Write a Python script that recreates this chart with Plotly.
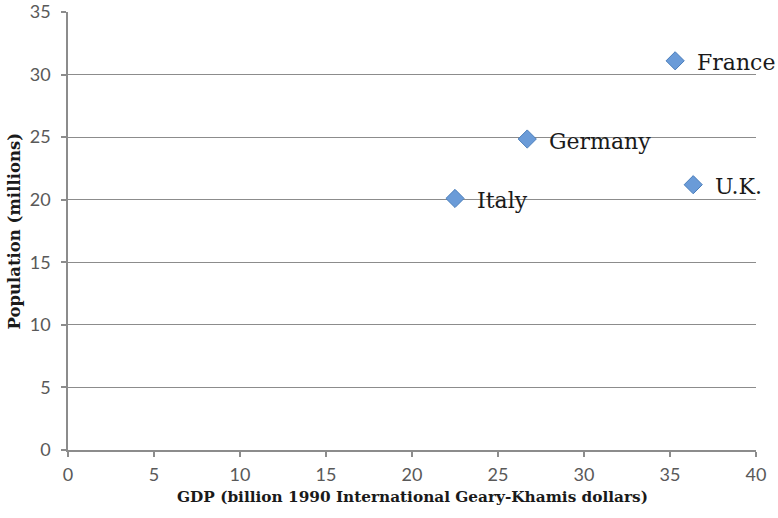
import plotly.graph_objects as go

countries = ["France", "Germany", "U.K.", "Italy"]
gdp = [35.3, 26.7, 36.35, 22.5]
population = [31.1, 24.85, 21.2, 20.1]

x_ticks = [0, 5, 10, 15, 20, 25, 30, 35, 40]
y_ticks = [0, 5, 10, 15, 20, 25, 30, 35]

fig = go.Figure()
fig.add_trace(go.Scatter(
    x=gdp, y=population, mode="markers",
    marker=dict(symbol="diamond", size=14, color="#6a9bd8",
                line=dict(color="#4a7ebb", width=1)),
    showlegend=False, hoverinfo="skip"))

for c, xv, yv in zip(countries, gdp, population):
    fig.add_annotation(x=xv, y=yv, text=c, showarrow=False, xanchor="left",
                       xshift=20, yshift=-2,
                       font=dict(family="DejaVu Serif", size=22, color="#1a1a1a"))

axis_common = dict(showline=True, linecolor="#8c8c8c", linewidth=1.5,
                   ticks="outside", ticklen=5, tickcolor="#8c8c8c", tickwidth=1.5,
                   tickfont=dict(family="Lato", size=18, color="#595959"),
                   zeroline=False, automargin=False)

fig.update_xaxes(range=[0, 40], tickvals=x_ticks, showgrid=False,
                 ticklabelstandoff=3, **axis_common)
fig.update_yaxes(range=[0, 35], tickvals=y_ticks, showgrid=True,
                 gridcolor="#8c8c8c", gridwidth=1, ticklabelstandoff=7, **axis_common)

fig.add_annotation(xref="paper", yref="paper", x=0.5, y=0, yshift=-36,
                   yanchor="top", showarrow=False,
                   text="<b>GDP (billion 1990 International Geary-Khamis dollars)</b>",
                   font=dict(family="DejaVu Serif", size=15.3, color="#1a1a1a"))
fig.add_annotation(xref="paper", yref="paper", x=0, y=0.5, xshift=-66,
                   xanchor="left", showarrow=False, textangle=-90,
                   text="<b>Population (millions)</b>",
                   font=dict(family="DejaVu Serif", size=16.5, color="#1a1a1a"))

fig.update_layout(width=778, height=518, autosize=False,
                  margin=dict(l=68, r=22, t=12, b=68, autoexpand=False),
                  plot_bgcolor="white", paper_bgcolor="white")

fig.write_html("out.html", config={"displayModeBar": False},
               post_script="document.body.style.margin='0';document.body.style.overflow='hidden';")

GIVEN EXERCISE: Leave out any pictures and return exactly the lines from the beginning of the data through the line with "y_ticks = [0, 5, 10, 15, 20, 25, 30, 35]", inclusive.

OUTPUT:
Write a Python script that recreates this chart with Plotly.
import plotly.graph_objects as go

countries = ["France", "Germany", "U.K.", "Italy"]
gdp = [35.3, 26.7, 36.35, 22.5]
population = [31.1, 24.85, 21.2, 20.1]

x_ticks = [0, 5, 10, 15, 20, 25, 30, 35, 40]
y_ticks = [0, 5, 10, 15, 20, 25, 30, 35]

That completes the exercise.